Seahawks eye hockey-loving lineman Danny Watkins in NFL draft
Danny Watkins grew up in British Columbia and took up football late, but is one of the top offensive guards in the NFL draft.
Seattle Times staff reporter
INDIANAPOLIS — Danny Watkins lost two teeth playing hockey and spent four years fighting fires before he played a down of football.
Of the 330 players invited to the NFL Scouting Combine, it will be hard to find any prospect who has followed a more unlikely path than the 26-year-old native of West Kelowna, B.C.
"I've grown up as a true Canadian hockey kid," Watkins said.
A Canucks fan, he was a defenseman who outgrew his dream pretty early, weighing 270 pounds as a high-school senior.
"There weren't too many 270-pound hockey players, so I figured that was beginning to be a bit of a pipe dream," Watkins said.

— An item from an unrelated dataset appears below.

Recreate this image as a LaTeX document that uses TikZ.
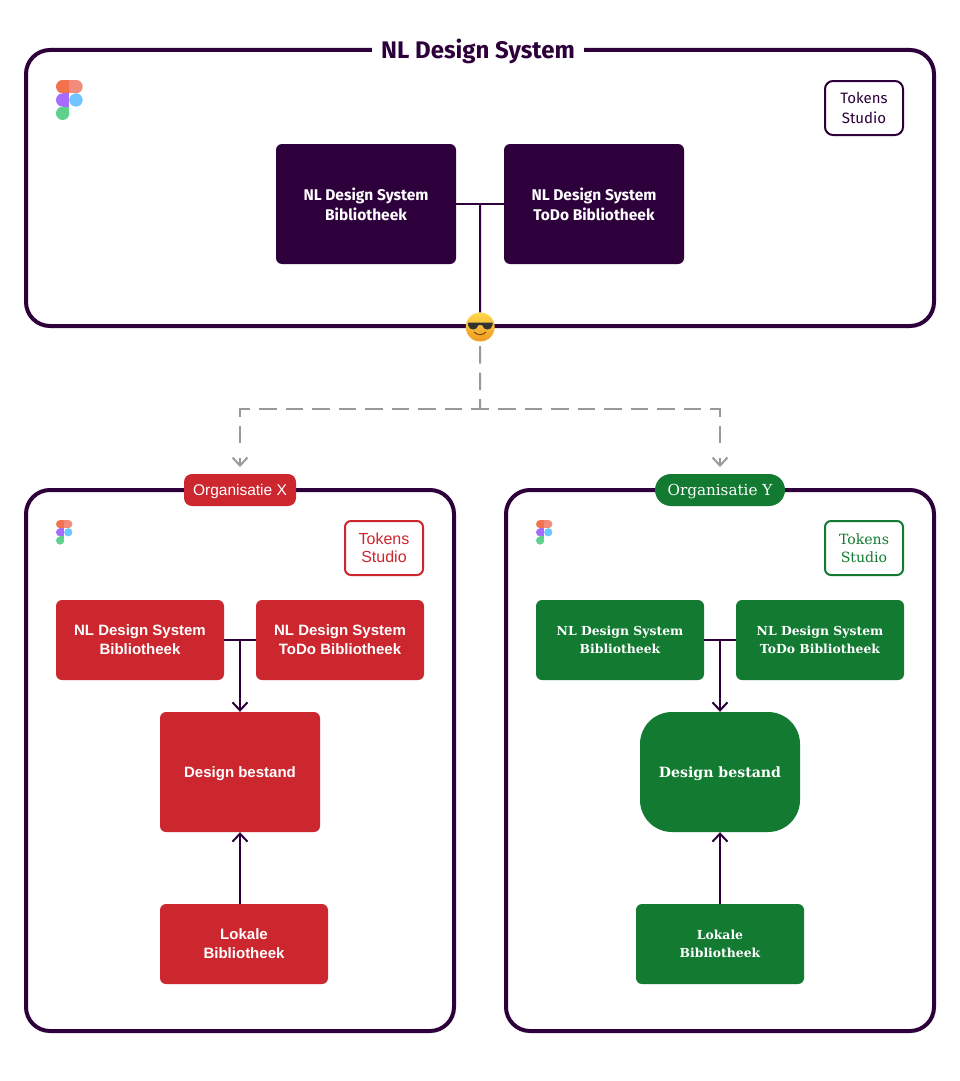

After graduation, he went to work for the fire department. Four years ago, he headed to Butte College in Oroville, Calif., to boost his career. His firefighting career, that is. But when he talked to the school's football coach, Jeff Jordan saw a blank slate of possibilities.
"He was raw just as far as the game," Jordan said. "One of the things I think benefited him is he didn't have many bad habits that he came in with. You could start with him from scratch."
Watkins transferred to Baylor, but Waco, Texas, didn't rub off any of that charming Canadian naiveté. While preparing for the scouting combine in Arizona, he found himself eating lunch alongside a dreadlocked athlete. Watkins had no idea he was next to baseball star Manny Ramirez.
Every NFL team is well aware of Watkins, though. He weighs 310 pounds and is considered one of the top two interior linemen available in this draft, someone the Seahawks are thought to be very high on.
He played tackle at Baylor the past two years, but moved to guard at the Senior Bowl. His arms aren't as long as NFL teams like in a tackle, and at 310 pounds, he's more suited to playing inside.
That puts him squarely in an area of need for Seattle, whose search for a starting guard is a seemingly annual event since 2006, when Steve Hutchinson left town.
The Seahawks have tried signing veterans like Mike Wahle and Ben Hamilton. They have drafted players like Mansfield Wrotto and Steve Vallos in the later rounds. They moved Stacy Andrews from tackle last season.
Of all the moves Seattle made last season, the biggest mistake was trading Rob Sims to Detroit while also moving up from a seventh- to a fifth-round draft pick. Sims didn't fit former offensive-line coach Alex Gibbs' prototype, and Gibbs quit before the season started.
The Seahawks are still searching.
Watkins could be an option in the draft. Or maybe Florida's Mike Pouncey, considered by many to be the best guard in this draft.
Is Watkins' age a detriment? He's at least four years older than most others.
"Well, I don't have arthritis," he said. "So I'm feeling pretty good."
That was true even after undergoing physical examinations on Thursday, part of the checkup every player goes through at the combine.
"I was one of the first guys out of there," Watkins said. "I don't have anything wrong."
Now, the question is how good can he be. He spent the first four years after high school working out of the West Kelowna Firehouse. Now the hockey-loving kid has become a football-playing prospect.
"I feel like my skill level just keeps improving every year," Watkins said. "I think there's still quite an upside to my peak performance, so it's hard to say what that is or when that would be."